Essentially, in the IID case, this is not an interesting problem. The real issues start when some of these assumptions no longer hold.
What you probably want to look at is computational learning theory, specifically the probably approximately correct framework (see also here). This lets you prove things like sample complexity bounds, which (for a specific hypothesis space) tell you how many data points you need to guarantee that your learner can get error less than $\epsilon$ with probability greater than $1-\delta$. Clearly, if the IID assumption is violated, this will alter the sample complexity in the same way as correlation alters effective sample size. Some references: [1], [2], [3].
Another interesting direction is domain adaptation.
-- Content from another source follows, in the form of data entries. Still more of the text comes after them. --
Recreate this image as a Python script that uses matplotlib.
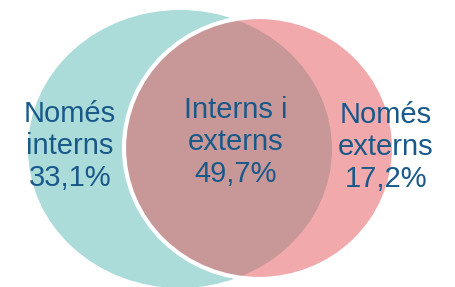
import matplotlib
matplotlib.use("Agg")
import matplotlib.pyplot as plt
from matplotlib.patches import Ellipse
from matplotlib import rcParams
rcParams['font.family'] = 'sans-serif'
rcParams['font.sans-serif'] = ['Liberation Sans']

# groups of the venn and their shares
labels = ["Només\ninterns", "Interns i\nexterns", "Només\nexterns"]
shares = [33.1, 49.7, 17.2]

teal = "#acdcd9"
pink = (229/255., 85/255., 91/255., 0.5)
text_color = "#18598a"

fig = plt.figure(figsize=(4.55, 2.87), dpi=100)
ax = fig.add_axes([0, 0, 1, 1])
ax.set_xlim(0, 455)
ax.set_ylim(287, 0)
ax.axis("off")

# left set (interns) and right set (externs)
ax.add_patch(Ellipse((180, 149), 304, 278, facecolor=teal, edgecolor="none"))
ax.add_patch(Ellipse((259, 148), 270, 262, facecolor=pink,
                     edgecolor="white", linewidth=3))

text_pos = [(70, 146), (236, 142), (386, 147)]
for (x, y), lab, val in zip(text_pos, labels, shares):
    txt = "{}\n{}%".format(lab, "{:.1f}".format(val).replace(".", ","))
    ax.text(x, y, txt, ha="center", va="center", fontsize=21,
            color=text_color, linespacing=1.2)

fig.savefig("out.png", dpi=100)
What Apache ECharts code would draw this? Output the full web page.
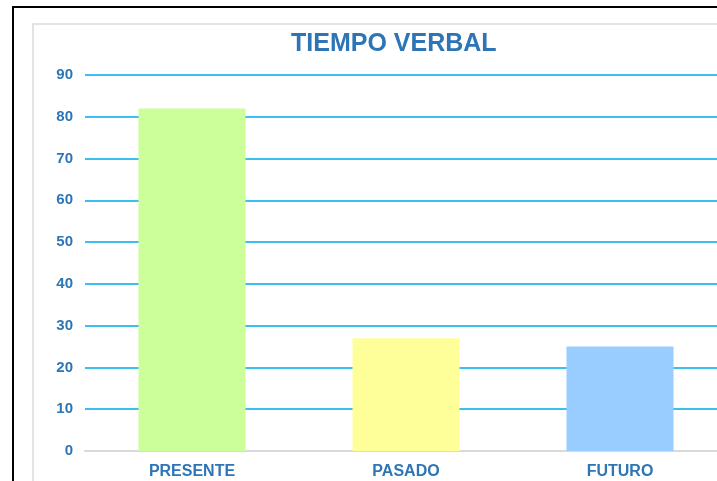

In this case, your training and test sets ($X$ and $T$ resp) are from different distributions over the data space (e.g. training on poodles vs house-cats, but testing on chihuahuas vs tigers), i.e $X\sim D_1, T\sim D_2$. Then your loss function will depend on the difference between the distributions $D_1$ and $D_2$! A reference for this is Sun et al, A survey of multi-source domain adaptation.